In my experience, we cannot get to Easter; we cannot begin to understand the Easter experience unless we make our way to the tomb. Until we have been where the women have been, our hearts broke, trembling with fear, we cannot grasp what Easter is really about.
I believe that the deep, life changing Christian faith is based not upon arguments and reasons but upon the encounter with the risen Christ. We believe simply because he comes to us and gives us that which we cannot give ourselves – a reason to believe, a way to go on, a path out of worry, anxiety and fear toward faith.
And finally, the Easter event dawns on us. Easter has always been that way. Like the sunrise itself, it most often comes slowly, gradually, bringing its light into the darkness of the empty tomb. Our worries, anxieties and fears are not the last word. Death itself is not the last word. For the Easter event proclaims to us that there is no longer anything that has ultimate power to keep us from being the people that God intends us to be and that nothing can separate us from the love of God in Christ Jesus our Lord.
And yet this event has not simply happened 2000 years ago.

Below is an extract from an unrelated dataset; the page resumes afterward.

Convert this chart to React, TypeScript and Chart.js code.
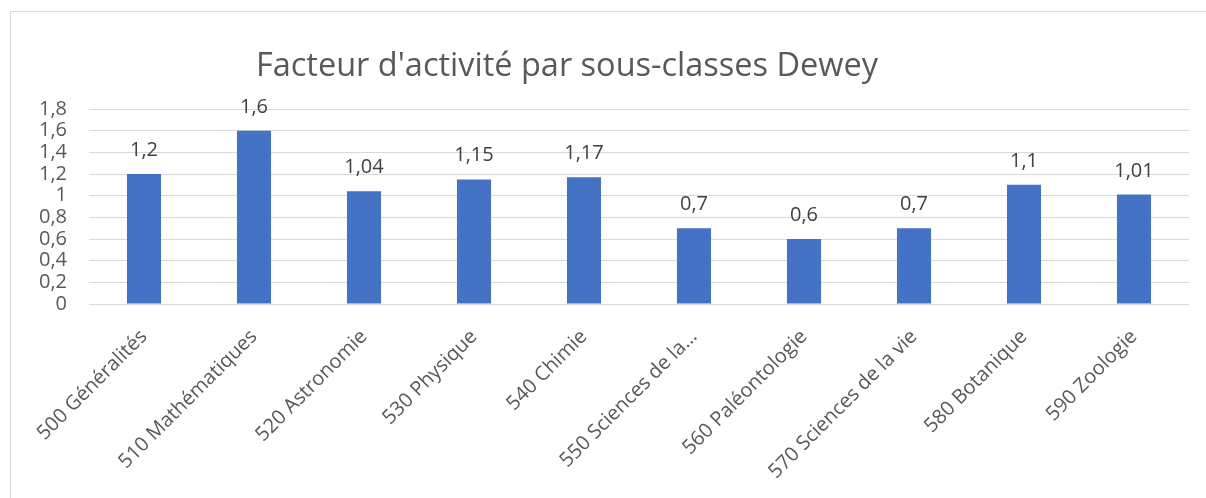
import React, { useEffect, useRef } from "react";
import { Chart, registerables } from "chart.js";

Chart.register(...registerables);

const TITLE = "Facteur d'activité par sous-classes Dewey";
const categories = [
  "500 Généralités",
  "510 Mathématiques",
  "520 Astronomie",
  "530 Physique",
  "540 Chimie",
  "550 Sciences de la…",
  "560 Paléontologie",
  "570 Sciences de la vie",
  "580 Botanique",
  "590 Zoologie",
];
const values = [1.2, 1.6, 1.04, 1.15, 1.17, 0.7, 0.6, 0.7, 1.1, 1.01];
const yMin = 0;
const yMax = 1.8;
const yStep = 0.2;

const FONT = "'Open Sans'";
const fmt = (v: number) => String(Math.round(v * 100) / 100).replace(".", ",");

const labelPlugin = {
  id: "valueLabels",
  afterDatasetsDraw(chart: any) {
    const ctx = chart.ctx;
    const meta = chart.getDatasetMeta(0);
    ctx.save();
    ctx.font = `20px ${FONT}`;
    ctx.fillStyle = "#404040";
    ctx.textAlign = "center";
    ctx.textBaseline = "alphabetic";
    meta.data.forEach((bar: any, i: number) => {
      ctx.fillText(fmt(values[i]), bar.x, bar.y - 18);
    });
    ctx.restore();
  },
};

const titlePlugin = {
  id: "customTitle",
  afterDraw(chart: any) {
    const ctx = chart.ctx;
    ctx.save();
    ctx.font = `32.5px ${FONT}`;
    ctx.fillStyle = "#595959";
    ctx.textAlign = "center";
    ctx.textBaseline = "alphabetic";
    ctx.fillText(TITLE, 567, 76);
    ctx.restore();
  },
};

export default function App() {
  const ref = useRef<HTMLCanvasElement>(null);
  useEffect(() => {
    if (!ref.current) return;
    const chart = new Chart(ref.current, {
      type: "bar",
      data: {
        labels: categories,
        datasets: [
          {
            data: values,
            backgroundColor: "#4472C4",
            borderWidth: 0,
            categoryPercentage: 1,
            barPercentage: 0.31,
          },
        ],
      },
      options: {
        animation: false,
        responsive: false,
        maintainAspectRatio: false,
        layout: { padding: { left: 0, right: 17, top: 109, bottom: 0 } },
        plugins: {
          legend: { display: false },
          title: { display: false },
          tooltip: { enabled: false },
        },
        scales: {
          x: {
            grid: { display: false },
            border: { display: false },
            ticks: {
              color: "#595959",
              font: { family: FONT, size: 20 },
              maxRotation: 45,
              minRotation: 45,
              autoSkip: false,
              padding: 13,
            },
            afterFit: (scale: any) => {
              scale.height = 194;
            },
          },
          y: {
            min: yMin,
            max: yMax,
            grid: { color: "#d9d9d9", lineWidth: 1, drawTicks: false },
            border: { display: false },
            ticks: {
              stepSize: yStep,
              autoSkip: false,
              color: "#595959",
              font: { family: FONT, size: 20 },
              padding: 22,
              callback: (v: any) => fmt(Number(v)),
            },
            afterFit: (scale: any) => {
              scale.width = 89;
            },
          },
        },
      },
      plugins: [labelPlugin, titlePlugin],
    });
    return () => chart.destroy();
  }, []);
  return (
    <div style={{ position: "fixed", left: 0, top: 0, width: 1206, height: 498, overflow: "hidden", background: "#fff" }}>
      <div
        style={{
          position: "absolute",
          left: 10,
          top: 11,
          width: 1300,
          height: 600,
          border: "1px solid #d9d9d9",
        }}
      />
      <canvas ref={ref} width={1206} height={498} style={{ position: "absolute", left: 0, top: 0 }} />
    </div>
  );
}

The Easter event happens whenever we are ready to recognize that the love of Christ has broken the chains of that which binds us. Jesus Christ is risen today! A new future is breaking open for us because we worship the God of the living. Again and again and again, God raises Christ from the dead and each day and we share in that dying and resurrection as God’s people. His light shatters the darkness of the present order and his life triumphs over death.
This victory is yours, is ours, and in it the whole universe is restored. Alleluia! Christ is risen. He is risen indeed! THANKS BE TO GOD, AMEN.